Tracking complex flows without losing the thread
Complex DeFi paths can move the same tokens through several contracts in minutes. Try to write a short note in your records for each major action, such as “added liquidity” or “claimed rewards.”
These notes help you and any adviser understand what happened months later. Clear descriptions also make it easier to classify each step as a disposal, an income event, or a simple transfer.
Avoid common mistakes when reporting crypto transactions
Some errors appear again and again in crypto tax reports. Avoiding these mistakes can save time, stress, and money. Use this section as a quick mental checklist while you prepare your return.
Many people forget to include small exchanges or old wallets. Others mix up internal transfers with sales, which can inflate gains. Another frequent problem is using today’s price for past transactions instead of historical prices from the correct dates.
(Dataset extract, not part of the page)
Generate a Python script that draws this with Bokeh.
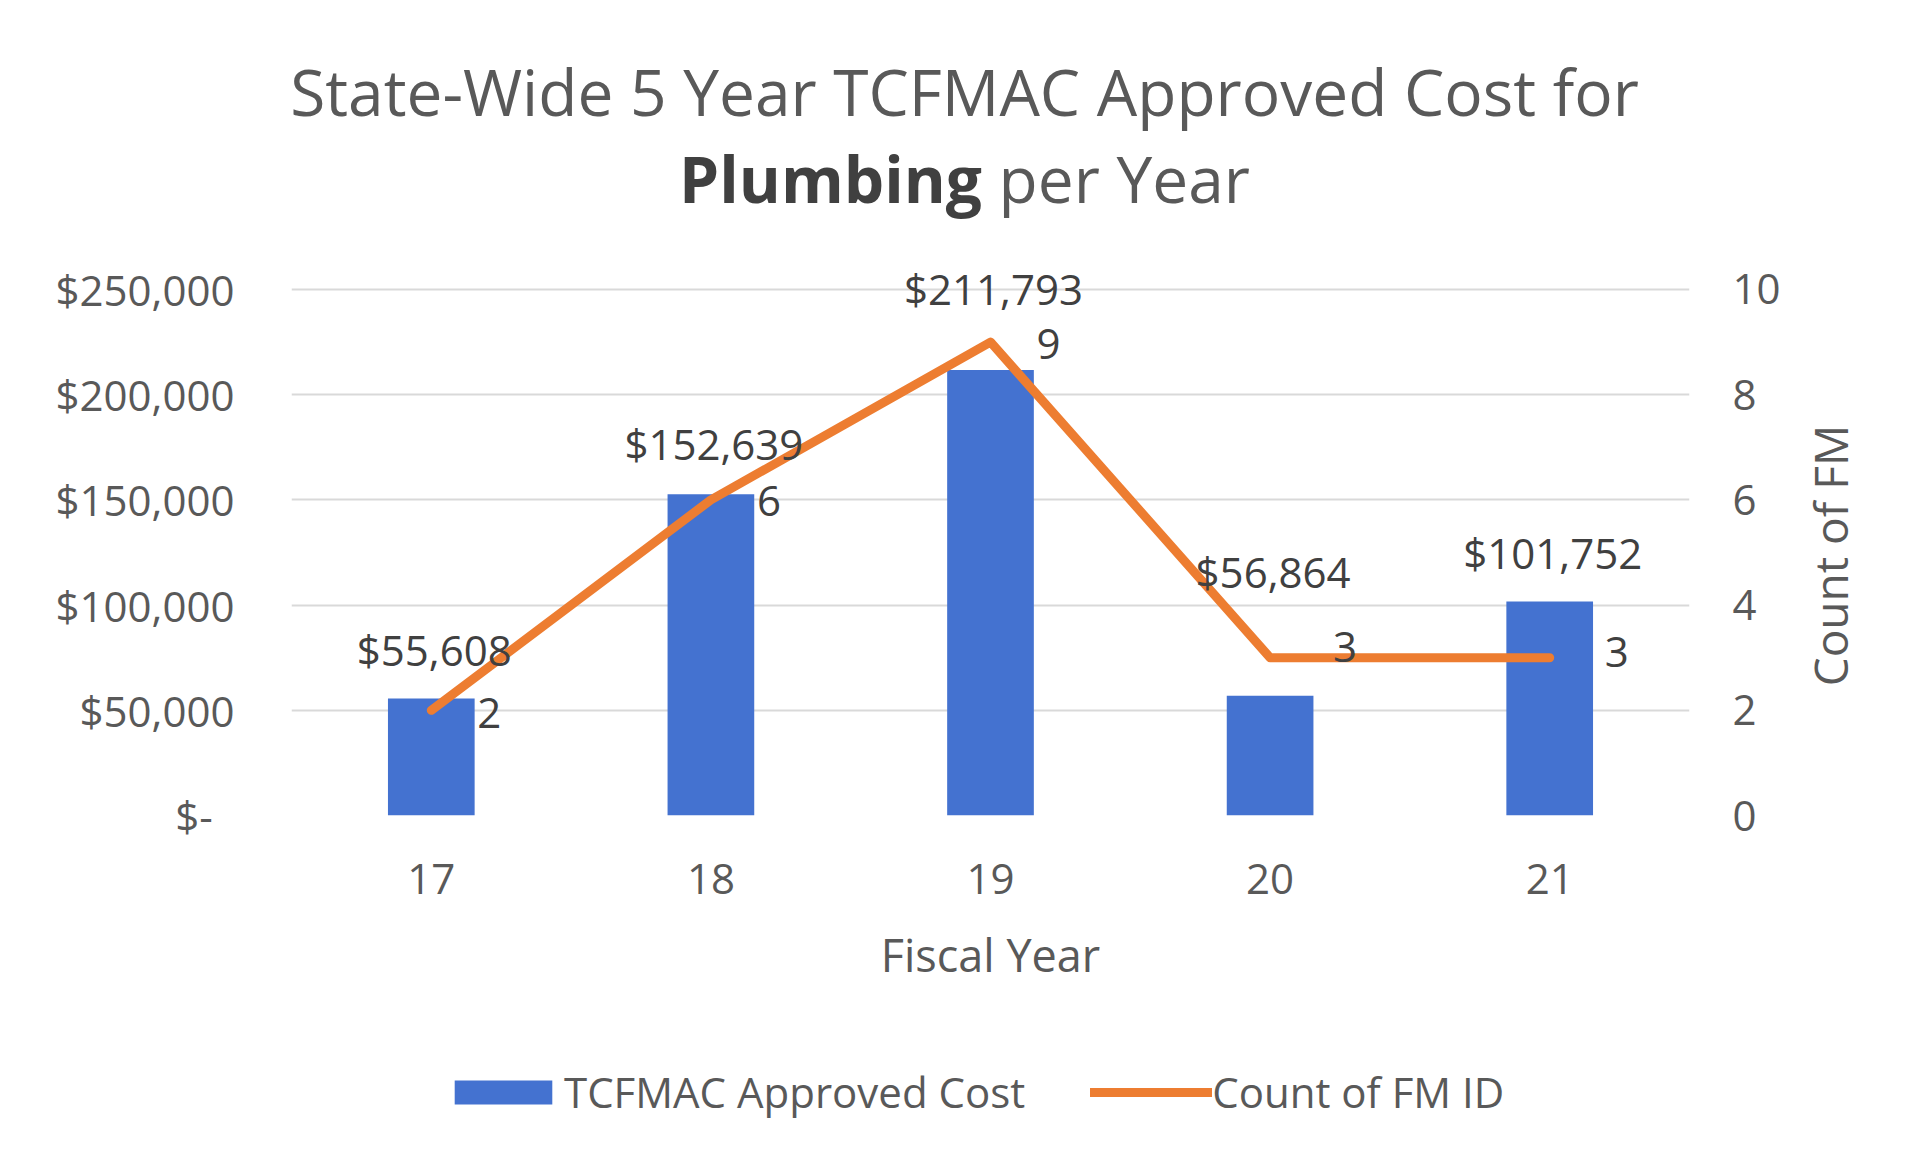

Finally, remember that moving coins from one chain to another, or wrapping tokens, can sometimes count as a disposal under local rules. Check current guidance or speak to a tax professional if you use cross‑chain bridges or advanced DeFi tools.
Simple review habits to catch errors early
Before you file, pause and scan your summary numbers. Ask whether the total gains, losses, and income feel realistic based on your year of trading.
If something looks too high or too low, trace it back to the underlying transactions. This quick sense check can reveal missing wallets, duplicate imports, or mis‑tagged transfers.
When to use crypto tax software or a professional
Simple buy‑and‑hold investors can often report crypto with a basic spreadsheet. If you trade often, use DeFi, or interact with many wallets, software or professional help becomes more useful. Automation can reduce manual errors and save time.
Crypto tax software can import data from exchanges, wallets, and blockchains, then apply your chosen cost basis method. You still need to review the output, but you avoid much of the manual work. A human tax adviser can help you choose methods and handle special cases that software does not cover well.
Whatever tools you choose, you remain responsible for the final numbers on your return. Keep records, read your local guidance, and ask for help when you are unsure about a transaction type.
Balancing cost, time, and accuracy
As your activity grows, you may outgrow manual tracking. Compare the time you spend on spreadsheets with the cost of software or advice.
The right mix for you is the one that keeps your report accurate without draining your time every year. Revisit that mix as your crypto use changes.